— WHAT IS NEEDED —
Set down exactly the lines of the listing below, please, beginning with the first and ending with the line that holds "dpsi_y = [0, 0, 1, 1, 0, 0]".

— DATASET EXTRACT —
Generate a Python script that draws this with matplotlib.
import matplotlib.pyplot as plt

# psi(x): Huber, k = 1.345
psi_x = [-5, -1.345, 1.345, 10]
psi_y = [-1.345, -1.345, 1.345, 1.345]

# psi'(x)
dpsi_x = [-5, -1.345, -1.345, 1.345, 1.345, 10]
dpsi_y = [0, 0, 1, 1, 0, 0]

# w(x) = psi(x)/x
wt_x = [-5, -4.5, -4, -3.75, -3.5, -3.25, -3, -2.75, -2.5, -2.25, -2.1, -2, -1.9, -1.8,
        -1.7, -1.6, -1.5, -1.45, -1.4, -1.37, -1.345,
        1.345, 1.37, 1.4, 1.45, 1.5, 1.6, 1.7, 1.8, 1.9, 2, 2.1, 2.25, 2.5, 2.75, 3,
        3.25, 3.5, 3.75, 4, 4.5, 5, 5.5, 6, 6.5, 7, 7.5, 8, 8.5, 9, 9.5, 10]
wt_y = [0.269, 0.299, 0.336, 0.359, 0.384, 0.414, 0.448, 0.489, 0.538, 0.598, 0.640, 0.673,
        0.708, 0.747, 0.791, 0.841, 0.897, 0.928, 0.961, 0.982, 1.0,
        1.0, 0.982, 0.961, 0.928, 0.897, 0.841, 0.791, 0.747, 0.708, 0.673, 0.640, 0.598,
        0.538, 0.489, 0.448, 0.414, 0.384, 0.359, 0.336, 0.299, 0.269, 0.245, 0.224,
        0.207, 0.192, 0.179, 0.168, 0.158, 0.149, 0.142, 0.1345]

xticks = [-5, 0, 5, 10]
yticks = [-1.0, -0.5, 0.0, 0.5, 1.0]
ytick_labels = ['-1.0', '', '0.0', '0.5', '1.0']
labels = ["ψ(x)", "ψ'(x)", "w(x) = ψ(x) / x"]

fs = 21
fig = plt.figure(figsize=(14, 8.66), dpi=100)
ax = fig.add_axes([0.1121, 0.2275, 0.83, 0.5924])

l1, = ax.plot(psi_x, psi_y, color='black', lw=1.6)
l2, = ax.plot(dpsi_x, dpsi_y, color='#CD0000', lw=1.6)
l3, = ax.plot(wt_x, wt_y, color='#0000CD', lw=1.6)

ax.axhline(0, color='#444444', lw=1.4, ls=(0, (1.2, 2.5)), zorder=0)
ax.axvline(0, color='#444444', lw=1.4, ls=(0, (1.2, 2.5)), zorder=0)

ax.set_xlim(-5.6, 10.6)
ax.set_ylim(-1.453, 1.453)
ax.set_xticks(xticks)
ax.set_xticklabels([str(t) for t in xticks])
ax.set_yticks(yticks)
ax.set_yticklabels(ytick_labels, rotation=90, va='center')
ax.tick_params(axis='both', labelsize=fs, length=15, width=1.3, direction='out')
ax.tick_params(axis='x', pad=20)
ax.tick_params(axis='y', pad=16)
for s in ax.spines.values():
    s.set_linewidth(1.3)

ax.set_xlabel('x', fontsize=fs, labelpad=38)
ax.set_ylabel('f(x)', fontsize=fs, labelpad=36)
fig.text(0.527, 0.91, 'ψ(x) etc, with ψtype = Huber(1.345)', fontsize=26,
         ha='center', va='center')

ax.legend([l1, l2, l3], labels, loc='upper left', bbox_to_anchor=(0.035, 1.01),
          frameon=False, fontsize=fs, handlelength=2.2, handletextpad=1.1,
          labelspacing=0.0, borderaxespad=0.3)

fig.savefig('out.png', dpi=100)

— ANSWER BELOW —
Generate a Python script that draws this with matplotlib.
import matplotlib.pyplot as plt

# psi(x): Huber, k = 1.345
psi_x = [-5, -1.345, 1.345, 10]
psi_y = [-1.345, -1.345, 1.345, 1.345]

# psi'(x)
dpsi_x = [-5, -1.345, -1.345, 1.345, 1.345, 10]
dpsi_y = [0, 0, 1, 1, 0, 0]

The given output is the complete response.